-- Information provided start --
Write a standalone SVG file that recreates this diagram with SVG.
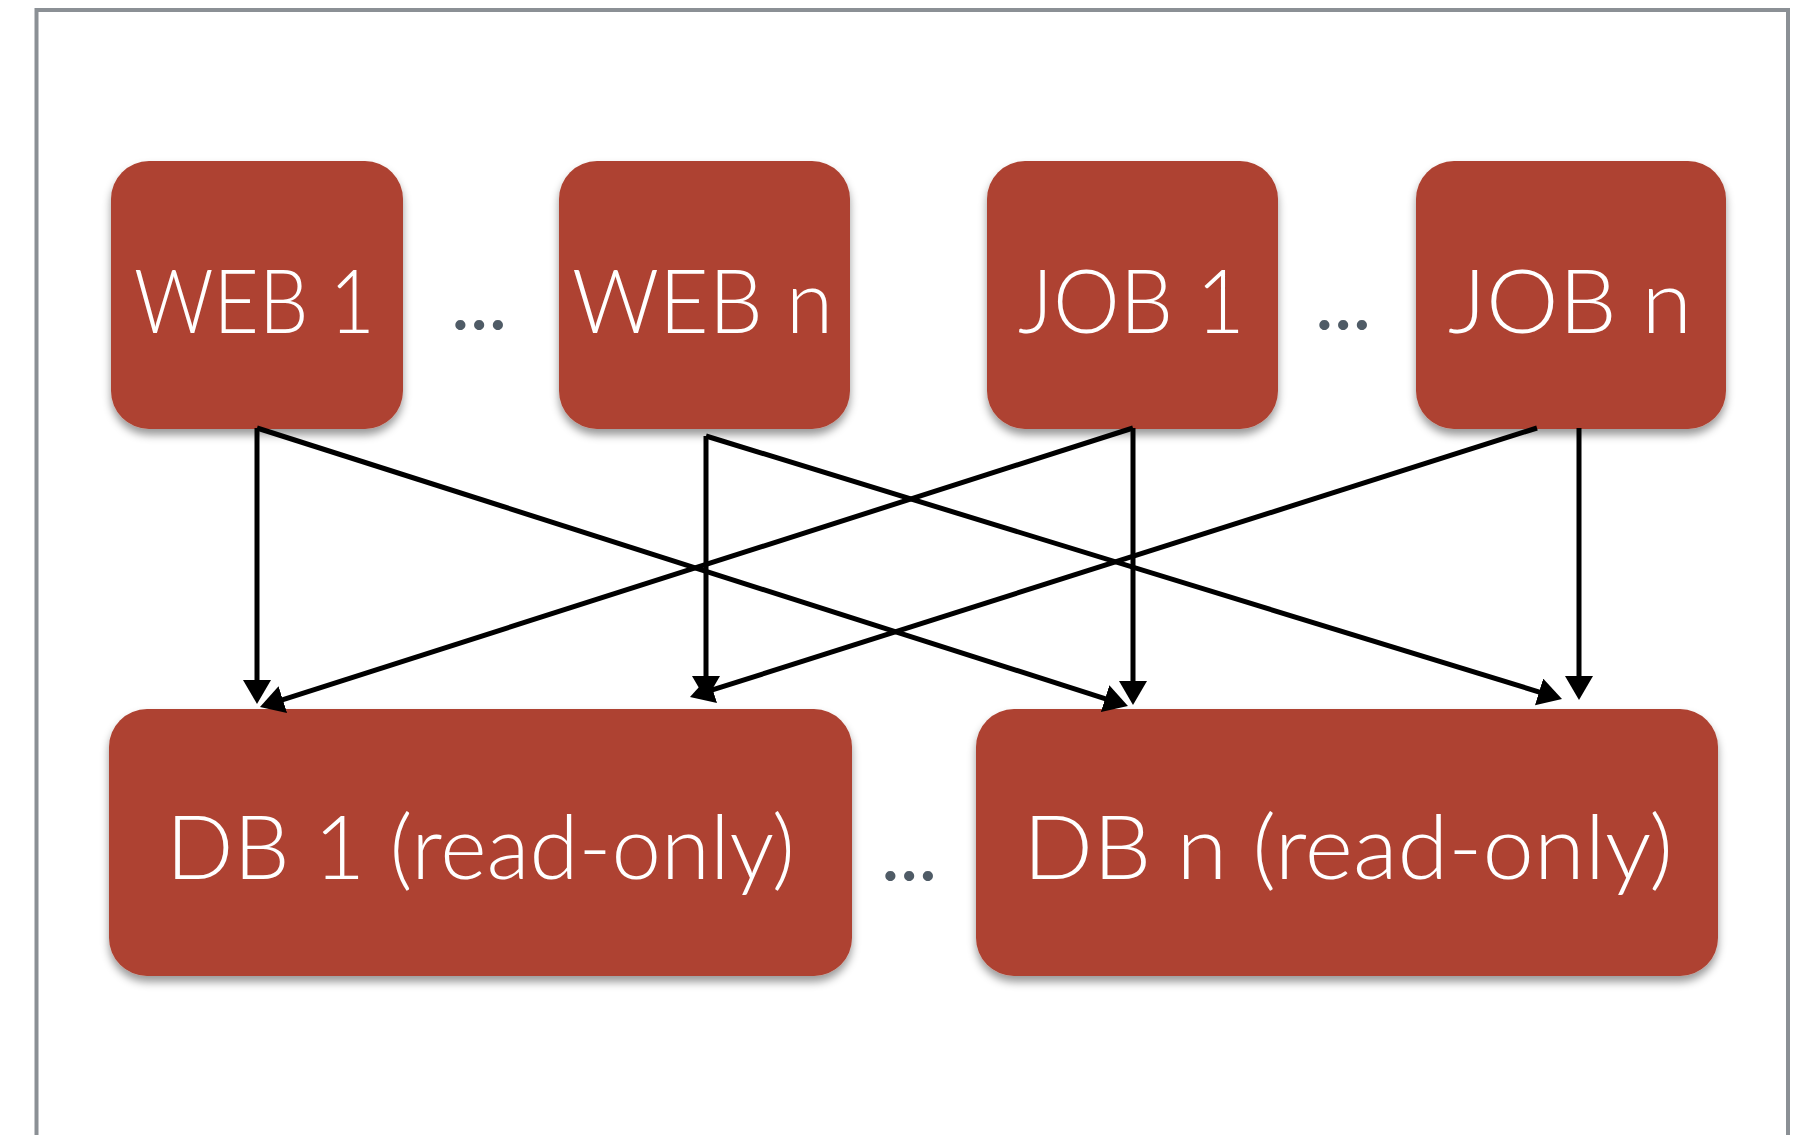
<svg xmlns="http://www.w3.org/2000/svg" width="1794" height="1135" viewBox="0 0 1794 1135">
  <style>
    .box { fill: #ae4332; filter: url(#shadow); }
    .lbl { fill: #ffffff; font-family: Lato, "Open Sans", "Liberation Sans", sans-serif; font-weight: 300; font-size: 88px; }
    .dots { fill: #4f5b66; font-family: Lato, "Open Sans", sans-serif; font-weight: 900; font-size: 62px; letter-spacing: 4px; }
    .conn line { stroke: #000; stroke-width: 5; marker-end: url(#arrow); }
  </style>
  <defs>
    <filter id="shadow" x="-10%" y="-10%" width="120%" height="130%">
      <feDropShadow dx="0" dy="6" stdDeviation="4" flood-color="#000" flood-opacity="0.4"/>
    </filter>
    <marker id="arrow" markerUnits="userSpaceOnUse" markerWidth="28" markerHeight="28" refX="8" refY="14" orient="auto">
      <path d="M0,0 L24,14 L0,28 z" fill="#000"/>
    </marker>
  </defs>
  <rect x="0" y="0" width="1794" height="1135" fill="#ffffff"/>
  <path d="M36.5,1140 V10 H1788 V1140" fill="none" stroke="#8b9095" stroke-width="4"/>

  <g id="web1">
    <rect class="box" x="111" y="161" width="292" height="268" rx="38"/>
    <text class="lbl" x="134" y="333" textLength="241" lengthAdjust="spacingAndGlyphs">WEB 1</text>
  </g>
  <g id="webn">
    <rect class="box" x="559" y="161" width="291" height="268" rx="38"/>
    <text class="lbl" x="572" y="333" textLength="261" lengthAdjust="spacingAndGlyphs">WEB n</text>
  </g>
  <g id="job1">
    <rect class="box" x="987" y="161" width="291" height="268" rx="38"/>
    <text class="lbl" x="1018" y="333" textLength="227" lengthAdjust="spacingAndGlyphs">JOB 1</text>
  </g>
  <g id="jobn">
    <rect class="box" x="1416" y="161" width="310" height="268" rx="38"/>
    <text class="lbl" x="1448" y="333" textLength="244" lengthAdjust="spacingAndGlyphs">JOB n</text>
  </g>
  <g id="db1">
    <rect class="box" x="109" y="709" width="743" height="267" rx="38"/>
    <text class="lbl" x="166" y="879" textLength="629" lengthAdjust="spacingAndGlyphs">DB 1 (read-only)</text>
  </g>
  <g id="dbn">
    <rect class="box" x="976" y="709" width="742" height="267" rx="38"/>
    <text class="lbl" x="1023" y="879" textLength="650" lengthAdjust="spacingAndGlyphs">DB n (read-only)</text>
  </g>

  <g id="ellipses">
    <text class="dots" x="453" y="330">...</text>
    <text class="dots" x="1317" y="330">...</text>
    <text class="dots" x="883" y="881">...</text>
  </g>

  <g id="connectors" class="conn">
    <line x1="257" y1="428" x2="257" y2="688"/>
    <line x1="257" y1="428" x2="1112.7" y2="701.1"/>
    <line x1="706" y1="436" x2="706" y2="684"/>
    <line x1="706" y1="436" x2="1546.7" y2="694.3"/>
    <line x1="1133" y1="428" x2="1133" y2="689"/>
    <line x1="1133" y1="428" x2="275.2" y2="702.1"/>
    <line x1="1579" y1="428" x2="1579" y2="684"/>
    <line x1="1537" y1="428" x2="705.2" y2="692.2"/>
  </g>
</svg>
-- Information provided end --
Your objective: Return all of the data exactly as written, and drop the pictures.

Complete answer:
Write a standalone SVG file that recreates this diagram with SVG.
<svg xmlns="http://www.w3.org/2000/svg" width="1794" height="1135" viewBox="0 0 1794 1135">
  <style>
    .box { fill: #ae4332; filter: url(#shadow); }
    .lbl { fill: #ffffff; font-family: Lato, "Open Sans", "Liberation Sans", sans-serif; font-weight: 300; font-size: 88px; }
    .dots { fill: #4f5b66; font-family: Lato, "Open Sans", sans-serif; font-weight: 900; font-size: 62px; letter-spacing: 4px; }
    .conn line { stroke: #000; stroke-width: 5; marker-end: url(#arrow); }
  </style>
  <defs>
    <filter id="shadow" x="-10%" y="-10%" width="120%" height="130%">
      <feDropShadow dx="0" dy="6" stdDeviation="4" flood-color="#000" flood-opacity="0.4"/>
    </filter>
    <marker id="arrow" markerUnits="userSpaceOnUse" markerWidth="28" markerHeight="28" refX="8" refY="14" orient="auto">
      <path d="M0,0 L24,14 L0,28 z" fill="#000"/>
    </marker>
  </defs>
  <rect x="0" y="0" width="1794" height="1135" fill="#ffffff"/>
  <path d="M36.5,1140 V10 H1788 V1140" fill="none" stroke="#8b9095" stroke-width="4"/>

  <g id="web1">
    <rect class="box" x="111" y="161" width="292" height="268" rx="38"/>
    <text class="lbl" x="134" y="333" textLength="241" lengthAdjust="spacingAndGlyphs">WEB 1</text>
  </g>
  <g id="webn">
    <rect class="box" x="559" y="161" width="291" height="268" rx="38"/>
    <text class="lbl" x="572" y="333" textLength="261" lengthAdjust="spacingAndGlyphs">WEB n</text>
  </g>
  <g id="job1">
    <rect class="box" x="987" y="161" width="291" height="268" rx="38"/>
    <text class="lbl" x="1018" y="333" textLength="227" lengthAdjust="spacingAndGlyphs">JOB 1</text>
  </g>
  <g id="jobn">
    <rect class="box" x="1416" y="161" width="310" height="268" rx="38"/>
    <text class="lbl" x="1448" y="333" textLength="244" lengthAdjust="spacingAndGlyphs">JOB n</text>
  </g>
  <g id="db1">
    <rect class="box" x="109" y="709" width="743" height="267" rx="38"/>
    <text class="lbl" x="166" y="879" textLength="629" lengthAdjust="spacingAndGlyphs">DB 1 (read-only)</text>
  </g>
  <g id="dbn">
    <rect class="box" x="976" y="709" width="742" height="267" rx="38"/>
    <text class="lbl" x="1023" y="879" textLength="650" lengthAdjust="spacingAndGlyphs">DB n (read-only)</text>
  </g>

  <g id="ellipses">
    <text class="dots" x="453" y="330">...</text>
    <text class="dots" x="1317" y="330">...</text>
    <text class="dots" x="883" y="881">...</text>
  </g>

  <g id="connectors" class="conn">
    <line x1="257" y1="428" x2="257" y2="688"/>
    <line x1="257" y1="428" x2="1112.7" y2="701.1"/>
    <line x1="706" y1="436" x2="706" y2="684"/>
    <line x1="706" y1="436" x2="1546.7" y2="694.3"/>
    <line x1="1133" y1="428" x2="1133" y2="689"/>
    <line x1="1133" y1="428" x2="275.2" y2="702.1"/>
    <line x1="1579" y1="428" x2="1579" y2="684"/>
    <line x1="1537" y1="428" x2="705.2" y2="692.2"/>
  </g>
</svg>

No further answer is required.